Barocas: Online advertisers are in the business of making marginal improvements in the so-called click-through rate, the percent of people exposed to an ad that click on it. The vast majority of online advertisements never get any attention; commonly, click-through rates are less than 1 percent. The only reason that most advertisers can survive on such low click-through rates is that they're often serving many millions — if not billions — of ads every day.
A 1 percent click-through rate for this enormous number can still generate a significant sum of money.
Presumably, the current click-through rates reflect some kind of informed trade-off between the cost of being able to target more effectively and the expected benefit, but individual players within the industry will continue to compete with one another to find new ways to generate greater return on investment. The users are likely to suffer in this endless arms race because they'll be subject to ever-more elaborate tracking and sophisticated profiling as a result.

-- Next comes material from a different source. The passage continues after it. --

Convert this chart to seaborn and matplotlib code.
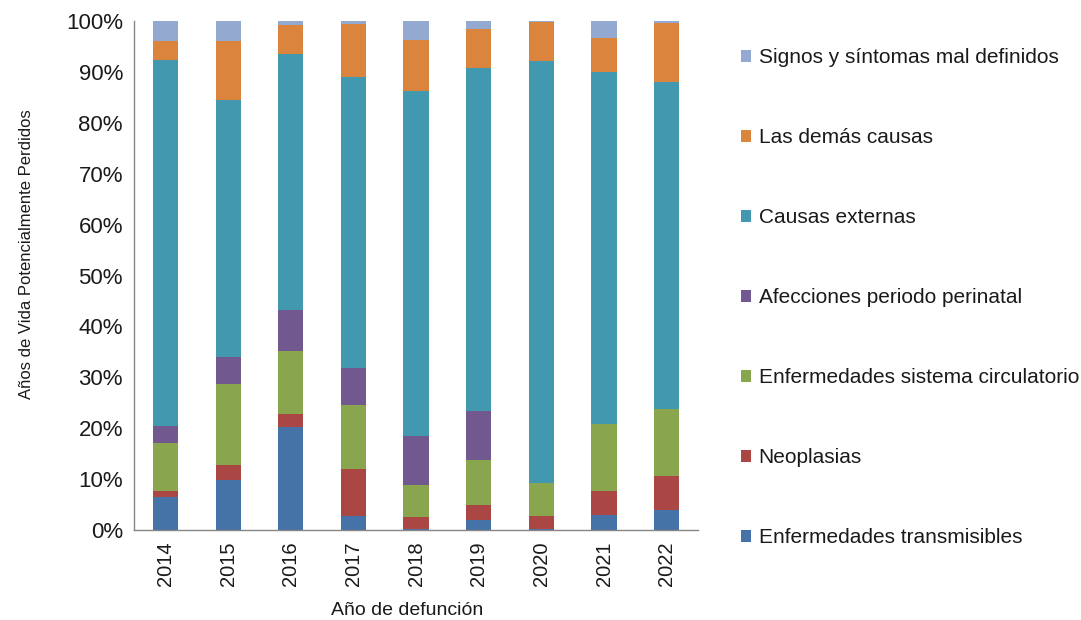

Q: What is the next step for you in terms of research and the future of policymaking?
Narayanan: Research on Web transparency is at a critical juncture. One of the most important trends in the industry has been the merging of online and offline tracking. Companies can now use their customer databases from physical stores to target those same customers online, or personalize in-store deals and coupons based on a variety of data including consumers' online activities. This is a worrisome development, because it opens further avenues of profiling and manipulation. We need more transparency about the types of targeting that are happening. Can researchers keep up? It's easy to create a bot that will go look at prices online; we can't create one that will go shopping in stores, so we'll need to get creative.
Meanwhile, for the existing body of research to achieve its full impact, we'll need stronger ties with policymakers, regulators and self-regulators, and enforcement agencies. Our recent "Web Privacy and Transparency" conference was a first step, but we're always exploring avenues for closer collaboration.